In the last couple of games, the Canadiens have gone into Las Vegas and snapped an opponent’s six-game winning streak, then traveled to Chicago and helped halt the Blackhawks’ run of losses at five. With the turn of the new year, Montreal has been a streak-buster, and they will need to be again since the Avalanche have also won six consecutive games.
Canadiens | Statistics | Avalanche |
---|---|---|
17-18-3 | Record | 24-15-0 |
48.2% (25th) | Scoring-chances-for % | 54.7% (2nd) |
3.00 (18th) | Goals per game | 3.46 (5th) |
3.42 (28th) | Goals against per game | 3.28 (25th) |
21.7% (17th) | PP% | 23.7% (10th) |
82.4% (8th) | PK% | 76.2% (24th) |
2-0-0 | Head-to-Head Record (23-24) | 0-2-0 |
Colorado is seeing a mid-season surge after a slow start . It was goaltending that held them back in the first third of the year. Their netminding was so poor that not even the prolific offence of Nathan MacKinnon (leading the league with 50 assists and 64 points) and Mikko Rantanen (third in the NHL with 56 points) was enough to get them wins some nights. On 11 occasions they allowed at least five goals in the opening two months, and those games serve as the bulk of their losses.
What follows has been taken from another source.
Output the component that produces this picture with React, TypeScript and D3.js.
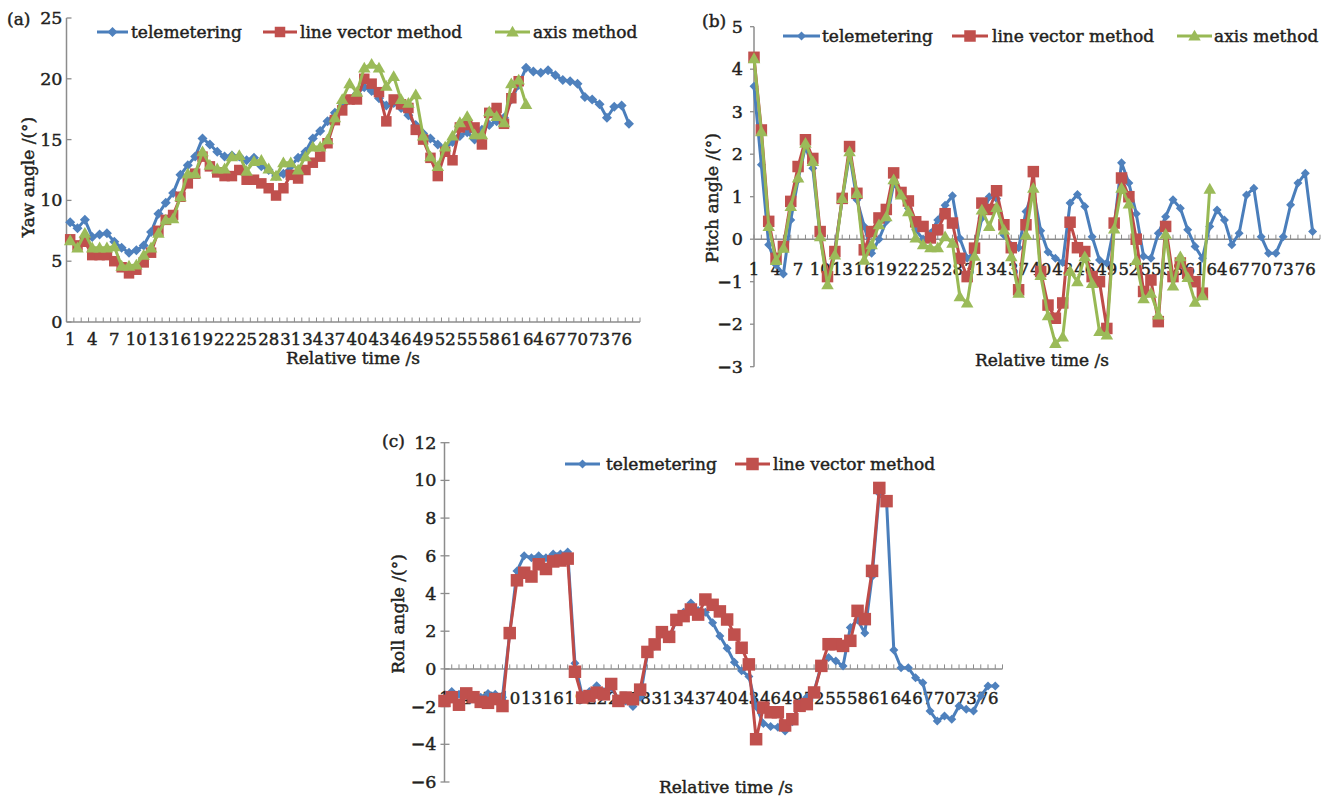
import React from 'react';
import * as d3 from 'd3';

// ---------- data ----------
const X_TICK_LABELS = [1, 4, 7, 10, 13, 16, 19, 22, 25, 28, 31, 34, 37, 40, 43, 46, 49, 52, 55, 58, 61, 64, 67, 70, 73, 76];
const YAW_TICKS = [0, 5, 10, 15, 20, 25];
const PITCH_TICKS = [-3, -2, -1, 0, 1, 2, 3, 4, 5];
const ROLL_TICKS = [-6, -4, -2, 0, 2, 4, 6, 8, 10, 12];
const CATEGORY_COUNT = 78;

const SERIES_NAMES = ['telemetering', 'line vector method', 'axis method'];

const yawTele = [8.2, 7.7, 8.4, 7.0, 7.2, 7.3, 6.6, 6.1, 5.7, 5.9, 6.3, 7.4, 8.9, 9.8, 10.6, 12.1, 12.9, 13.6, 15.1, 14.6, 14.0, 13.6, 13.7, 13.6, 13.3, 13.5, 12.8, 12.5, 12.0, 12.2, 12.8, 13.5, 14.0, 15.1, 15.7, 16.5, 17.2, 17.8, 18.3, 18.8, 19.3, 19.0, 18.4, 17.8, 18.0, 17.6, 17.0, 16.2, 15.5, 15.1, 14.6, 14.3, 14.8, 15.3, 15.6, 15.0, 15.8, 16.2, 16.5, 16.8, 18.3, 19.5, 20.9, 20.6, 20.5, 20.7, 20.3, 19.9, 19.8, 19.6, 18.5, 18.3, 17.9, 16.8, 17.7, 17.8, 16.3];
const yawLine = [6.8, 6.3, 6.6, 5.5, 5.5, 5.5, 5.0, 4.5, 4.0, 4.3, 4.9, 5.7, 7.5, 8.4, 8.8, 10.3, 11.4, 12.2, 13.6, 12.8, 12.3, 12.0, 12.0, 12.5, 11.7, 11.7, 11.4, 11.0, 10.4, 11.0, 12.1, 11.8, 12.5, 13.1, 13.6, 14.7, 16.6, 17.4, 18.3, 18.3, 20.0, 19.6, 18.9, 16.5, 18.3, 17.9, 17.6, 15.8, 15.0, 13.5, 12.0, 14.0, 13.3, 16.0, 16.2, 16.0, 14.6, 17.2, 17.6, 16.3, 18.4, 19.8];
const yawAxis = [6.7, 6.1, 7.3, 6.1, 6.1, 6.1, 6.2, 4.6, 4.6, 4.7, 5.5, 6.1, 7.3, 8.4, 8.5, 10.3, 12.2, 12.2, 14.0, 12.9, 12.6, 12.6, 13.6, 13.7, 12.4, 13.2, 13.3, 12.6, 12.0, 13.1, 13.1, 12.5, 13.6, 14.4, 14.4, 15.0, 16.8, 18.3, 19.6, 18.9, 20.9, 21.2, 20.9, 19.4, 20.2, 18.3, 18.0, 18.7, 15.3, 13.6, 12.8, 14.4, 15.3, 16.4, 16.9, 15.4, 15.4, 17.3, 16.9, 16.4, 19.6, 19.9, 17.9];

const pitchTele = [3.6, 1.75, -0.13, -0.6, -0.82, 0.45, 1.4, 2.18, 1.67, 0.06, -0.95, -0.25, 0.93, 2.0, 0.93, 0.3, -0.33, 0.0, 0.42, 1.3, 1.08, 0.73, 0.22, 0.0, 0.14, 0.45, 0.8, 1.02, 0.02, -0.45, -0.3, 0.5, 1.0, 0.95, 0.1, -0.15, -0.2, 0.65, 1.15, 0.2, -0.3, -0.45, -0.55, 0.85, 1.05, 0.77, 0.06, -0.49, -0.56, 0.3, 1.8, 1.32, 0.6, -0.4, -0.45, 0.14, 0.53, 0.93, 0.73, 0.22, -0.17, -0.45, 0.3, 0.69, 0.45, -0.13, 0.14, 1.04, 1.2, 0.06, -0.33, -0.33, 0.06, 0.81, 1.32, 1.55, 0.18];
const pitchLine = [4.28, 2.57, 0.42, -0.45, -0.17, 0.89, 1.71, 2.34, 1.9, 0.18, -0.88, -0.29, 0.96, 2.18, 1.08, -0.25, 0.18, 0.5, 0.7, 1.56, 1.1, 0.9, 0.41, 0.3, 0.03, 0.22, 0.6, 0.38, -0.45, -0.88, -0.21, 0.85, 0.7, 1.14, 0.34, -0.2, -1.19, 0.34, 1.59, -0.76, -1.55, -1.86, -1.5, 0.4, -0.2, -0.29, -0.88, -1.0, -2.1, 0.38, 1.44, 1.0, 0.0, -1.23, -0.96, -1.94, 0.3, -0.88, -0.56, -0.8, -1.0, -1.27];
const pitchAxis = [4.25, 2.53, 0.3, -0.5, -0.21, 0.77, 1.44, 2.26, 1.83, 0.06, -1.07, -0.37, 0.96, 2.06, 1.08, -0.49, -0.13, 0.34, 0.53, 1.4, 1.04, 0.65, 0.03, -0.13, -0.2, -0.2, 0.06, -0.09, -1.35, -1.5, -0.4, 0.69, 0.3, 0.75, 0.22, -0.41, -1.27, 0.1, 1.2, -0.85, -1.8, -2.45, -2.3, -0.75, -1.0, -0.41, -1.04, -2.17, -2.25, 0.24, 1.2, 0.83, -0.5, -1.4, -1.27, -1.78, 0.12, -1.1, -0.41, -0.9, -1.48, -1.33, 1.18];

const rollTele = [-1.6, -1.2, -1.35, -1.4, -1.5, -1.5, -1.3, -1.35, -1.5, 1.9, 5.2, 6.0, 5.9, 6.0, 5.9, 6.1, 6.1, 6.2, 0.3, -1.4, -1.2, -0.9, -1.2, -1.0, -1.6, -1.7, -2.0, -1.5, 0.8, 1.2, 1.9, 1.6, 2.6, 3.0, 3.5, 3.1, 3.0, 2.45, 1.74, 1.1, 0.35, -0.1, -0.4, -2.0, -2.9, -3.05, -3.1, -3.3, -2.8, -1.8, -1.5, -1.2, 0.2, 0.6, 0.42, 0.15, 2.2, 2.6, 1.9, 4.9, 9.3, 8.9, 1.0, 0.06, 0.06, -0.47, -0.73, -2.24, -2.77, -2.5, -2.67, -1.97, -2.14, -2.24, -1.44, -0.91, -0.91];
const rollLine = [-1.7, -1.5, -1.9, -1.3, -1.5, -1.75, -1.8, -1.6, -1.97, 1.9, 4.7, 5.1, 4.9, 5.55, 5.3, 5.7, 5.75, 5.85, -0.15, -1.52, -1.44, -1.26, -1.35, -0.8, -1.7, -1.52, -1.61, -1.1, 0.9, 1.3, 1.95, 1.7, 2.6, 2.8, 3.15, 2.88, 3.68, 3.4, 3.05, 2.62, 1.82, 1.12, 0.24, -3.73, -2.05, -2.3, -2.3, -3.0, -2.67, -1.96, -1.87, -1.25, 0.16, 1.31, 1.31, 1.22, 1.49, 3.08, 2.64, 5.2, 9.6, 8.9];

// ---------- styles ----------
const FONT = '"DejaVu Serif", "Liberation Serif", serif';
const TEXT = '#231f20';
const AXIS = '#8c8c8c';
const BLUE = { line: '#4A7EBB', fill: '#4F81BD' };
const RED = { line: '#BE4B48', fill: '#C0504D' };
const GREEN = { line: '#98B954', fill: '#9BBB59' };
const TXT = { fill: TEXT, stroke: TEXT, strokeWidth: 0.45 };

type MarkerKind = 'diamond' | 'square' | 'triangle';

interface SeriesDef {
  name: string;
  values: number[];
  color: { line: string; fill: string };
  marker: MarkerKind;
  size: number;
}

function Marker({ kind, size, x, y, fill }: { kind: MarkerKind; size: number; x: number; y: number; fill: string }) {
  if (kind === 'square') {
    return <rect x={x - size / 2} y={y - size / 2} width={size} height={size} fill={fill} />;
  }
  if (kind === 'diamond') {
    const r = size / 2;
    return <path d={`M${x},${y - r}L${x + r},${y}L${x},${y + r}L${x - r},${y}Z`} fill={fill} />;
  }
  const area = (Math.sqrt(3) / 4) * size * size;
  const p = d3.symbol(d3.symbolTriangle, area)() as string;
  return <path d={p} transform={`translate(${x},${y + 1})`} fill={fill} />;
}

interface PanelProps {
  tag: string;
  tagPos: [number, number];
  xDomain: [number, number];
  xRange: [number, number];
  yDomain: [number, number];
  yRange: [number, number];
  yTicks: number[];
  axisAt: number;
  tickPositions: number[];
  xLabelDy: number;
  yTickDir: 'in' | 'out' | 'cross';
  yLabelGap: number;
  series: SeriesDef[];
  legend: { lineX: [number, number]; textX: number }[];
  legendY: number;
  yTitle: string;
  yTitlePos: [number, number];
  xTitlePos: [number, number];
}

function fmt(v: number) {
  return v < 0 ? '\u2212' + Math.abs(v) : String(v);
}

function Panel(p: PanelProps) {
  const x = d3.scaleLinear().domain(p.xDomain).range(p.xRange);
  const y = d3.scaleLinear().domain(p.yDomain).range(p.yRange);
  const y0 = y(p.axisAt);
  const ax = p.xRange[0];
  const line = d3
    .line<number>()
    .x((_, i) => x(i + 1))
    .y((d) => y(d));
  const fs = 16.5;
  return (
    <g fontFamily={FONT}>
      <text x={p.tagPos[0]} y={p.tagPos[1]} fontSize={17} {...TXT}>{p.tag}</text>
      {/* y axis */}
      <line x1={ax} x2={ax} y1={p.yRange[1]} y2={p.yRange[0]} stroke={AXIS} strokeWidth={1.5} />
      {p.yTicks.map((t) => {
        const yy = y(t);
        const x1 = p.yTickDir === 'in' ? ax : ax - 4;
        const x2 = p.yTickDir === 'out' ? ax : ax + 5;
        return (
          <g key={t}>
            <line x1={x1} x2={x2} y1={yy} y2={yy} stroke={AXIS} strokeWidth={1.3} />
            <text x={ax - p.yLabelGap} y={yy + 6} textAnchor="end" fontSize={17.5} {...TXT}>{fmt(t)}</text>
          </g>
        );
      })}
      {/* x axis */}
      <line x1={ax} x2={p.xRange[1]} y1={y0} y2={y0} stroke={AXIS} strokeWidth={1.5} />
      {p.tickPositions.map((t) => (
        <line key={t} x1={x(t)} x2={x(t)} y1={y0} y2={y0 - 4.5} stroke={AXIS} strokeWidth={1} />
      ))}
      {X_TICK_LABELS.map((t) => (
        <text key={t} x={x(t)} y={y0 + p.xLabelDy} textAnchor="middle" fontSize={fs} {...TXT}>{t}</text>
      ))}
      {/* series */}
      {p.series.map((s) => (
        <g key={s.name}>
          <path d={line(s.values) as string} fill="none" stroke={s.color.line} strokeWidth={3} strokeLinejoin="round" />
          {s.values.map((v, i) => (
            <Marker key={i} kind={s.marker} size={s.size} x={x(i + 1)} y={y(v)} fill={s.color.fill} />
          ))}
        </g>
      ))}
      {/* legend */}
      {p.series.map((s, k) => {
        const L = p.legend[k];
        const mx = (L.lineX[0] + L.lineX[1]) / 2;
        return (
          <g key={'lg' + s.name}>
            <line x1={L.lineX[0]} x2={L.lineX[1]} y1={p.legendY} y2={p.legendY} stroke={s.color.line} strokeWidth={3} />
            <Marker kind={s.marker} size={s.size} x={mx} y={p.legendY} fill={s.color.fill} />
            <text x={L.textX} y={p.legendY + 6} fontSize={17} {...TXT}>{s.name}</text>
          </g>
        );
      })}
      {/* titles */}
      <text
        transform={`translate(${p.yTitlePos[0]},${p.yTitlePos[1]}) rotate(-90)`}
        textAnchor="middle"
        fontSize={17}
        {...TXT}
      >
        {p.yTitle}
      </text>
      <text x={p.xTitlePos[0]} y={p.xTitlePos[1]} textAnchor="middle" fontSize={17} {...TXT}>
        Relative time /s
      </text>
    </g>
  );
}

const bandTicks = d3.range(0.5, CATEGORY_COUNT + 0.51, 1);
const catTicks = d3.range(1, CATEGORY_COUNT + 1, 1);

export default function App() {
  return (
    <svg
      width={1332}
      height={798}
      style={{ position: 'absolute', left: 0, top: 0, background: '#fff' }}
    >
      <rect width={1332} height={798} fill="#fff" />
      <Panel
        tag="(a)"
        tagPos={[7, 25]}
        xDomain={[0.5, CATEGORY_COUNT + 0.5]}
        xRange={[66.5, 640]}
        yDomain={[0, 25]}
        yRange={[322, 18]}
        yTicks={YAW_TICKS}
        axisAt={0}
        tickPositions={bandTicks}
        xLabelDy={23}
        yTickDir="in"
        yLabelGap={4}
        series={[
          { name: SERIES_NAMES[0], values: yawTele, color: BLUE, marker: 'diamond', size: 10 },
          { name: SERIES_NAMES[1], values: yawLine, color: RED, marker: 'square', size: 10.5 },
          { name: SERIES_NAMES[2], values: yawAxis, color: GREEN, marker: 'triangle', size: 12.5 },
        ]}
        legend={[
          { lineX: [97, 128], textX: 131 },
          { lineX: [263, 297], textX: 300 },
          { lineX: [495, 530], textX: 533 },
        ]}
        legendY={32}
        yTitle="Yaw angle /(°)"
        yTitlePos={[34, 177]}
        xTitlePos={[353, 364]}
      />
      <Panel
        tag="(b)"
        tagPos={[702, 27]}
        xDomain={[1, CATEGORY_COUNT]}
        xRange={[754, 1320]}
        yDomain={[-3, 5]}
        yRange={[366.7, 26.7]}
        yTicks={PITCH_TICKS}
        axisAt={0}
        tickPositions={catTicks}
        xLabelDy={36}
        yTickDir="out"
        yLabelGap={11}
        series={[
          { name: SERIES_NAMES[0], values: pitchTele, color: BLUE, marker: 'diamond', size: 9 },
          { name: SERIES_NAMES[1], values: pitchLine, color: RED, marker: 'square', size: 11.5 },
          { name: SERIES_NAMES[2], values: pitchAxis, color: GREEN, marker: 'triangle', size: 12.5 },
        ]}
        legend={[
          { lineX: [783, 820], textX: 822 },
          { lineX: [952, 988], textX: 992 },
          { lineX: [1177, 1212], textX: 1214 },
        ]}
        legendY={36}
        yTitle="Pitch angle /(°)"
        yTitlePos={[718, 198]}
        xTitlePos={[1042, 366]}
      />
      <Panel
        tag="(c)"
        tagPos={[382, 447]}
        xDomain={[1, CATEGORY_COUNT]}
        xRange={[444.5, 1002.5]}
        yDomain={[-6, 12]}
        yRange={[782, 442.7]}
        yTicks={ROLL_TICKS}
        axisAt={0}
        tickPositions={catTicks}
        xLabelDy={35}
        yTickDir="cross"
        yLabelGap={8}
        series={[
          { name: SERIES_NAMES[0], values: rollTele, color: BLUE, marker: 'diamond', size: 9 },
          { name: SERIES_NAMES[1], values: rollLine, color: RED, marker: 'square', size: 12.5 },
        ]}
        legend={[
          { lineX: [565, 600], textX: 606 },
          { lineX: [735, 770], textX: 773 },
        ]}
        legendY={464}
        yTitle="Roll angle /(°)"
        yTitlePos={[404, 614]}
        xTitlePos={[726, 793]}
      />
    </svg>
  );
}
Neither Alexandar Georgiev nor Justus Annunen could be relied upon for key saves to start the year. It was no surprise that goaltending was the weakest link on the team going into the campaign, but it was threatening to prevent them from even making the playoffs this year. At the end of November, three losses in four games dropped them out of a wild-card spot, and that forced general manager Chris MacFarland to act.
On December 1, he traded Annunen to the Nashville Predators for Scott Wedgewood. Eight days later, Georgiev was swapped for the San Jose Sharks’ Mackenzie Blackwood. The improvement was immediate for the team; out went two goalies who had combined for a save percentage under .875, in came two who have combined for a mark of .924 so far. Blackwood himself has yet to allow more than two goals in a game for his new team and has taken over as the team’s starter, responsible for five of the six wins on the current streak. That includes getting credit for one after coming on in relief in the most recent 6-5 comeback shootout win versus the Buffalo Sabres.
If the Canadiens are to get back in the win column, that’s the task ahead of them: solve a goaltender who rarely allows goals and contain a team that scores an average of three-and-a-half each game. It seems like too tall a mountain to overcome, but Montreal has made a habit of that on this road trip, and a loss to the worst team in the league last night might be the jolt they need to make it happen and avoid their first winless back-to-back set of the season.